Egypt's Deputy Prime Minister Ziad Bahaa al-Din said there are four conditions for reconciliation with the Muslim Brotherhood, in an interview with a local newspaper published Saturday.
"Abandoning violence, not being involved in crimes against Egyptians, respecting the law and maintaining that political parties work in accordance with the transitional roadmap," Baha al-Din told the state-owned daily Akhbar newspaper.
The transitional roadmap, set forth by Egypt's Defence Minister Abdel Fattah al-Sisi following the ouster of Islamist President Mohamed Mursi in July after mass protests against his rule, mandates the passing of an amended constitution that would be followed by parliamentary and presidential elections.
Bahaa al-Din said that seeking a political resolution in parallel with security measures is important to bring harmony back to society.
"Some have misunderstood my vision about reconciliation and some deliberately misinterpreted it in order to stifle the idea from the beginning."
He said he did not underestimate the crimes against Egyptian security personnel, in reference to the almost daily attacks in Sinai, adding that he appreciated the sacrifices of the army and police, but the problem should not be tackled from a security aspect alone.
"I declined a position in Hisham Kandil's cabinet as he belonged to the Brotherhood, I contributed to founding a political party [Egyptian Social Democratic Party] that countered their policies," Bahaa al-Din said, stressing that he never concluded a secret deal with them, in response to accusations of collaborating with them.
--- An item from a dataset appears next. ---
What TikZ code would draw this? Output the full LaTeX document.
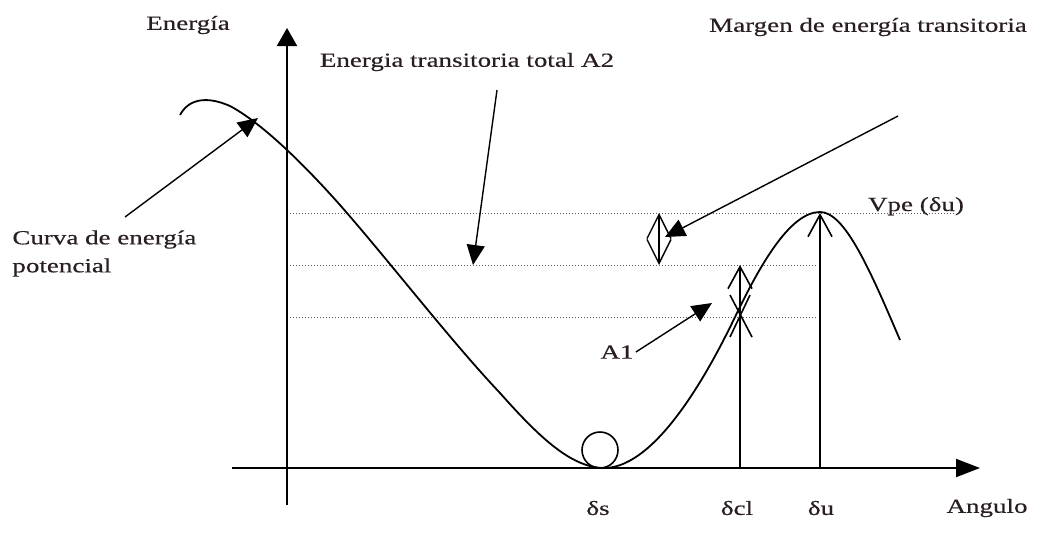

He said that he still opposed the protest law, enacted in late November, which largely restricts the right to peaceful assembly, adding that Egyptians would no longer accept any form of oppressive behavior by the government.
Bahaa al-Din said that 95 percent of his work revolves around economy and international cooperation, revealing that Egypt signed agreements worth hundreds of millions of dollars with the European Union and international organizations.
The deputy prime minister is scheduled to visit Luxemburg this week to sign a new agreement worth about € 250 billion with the European Investment Bank to fund several projects in different fields.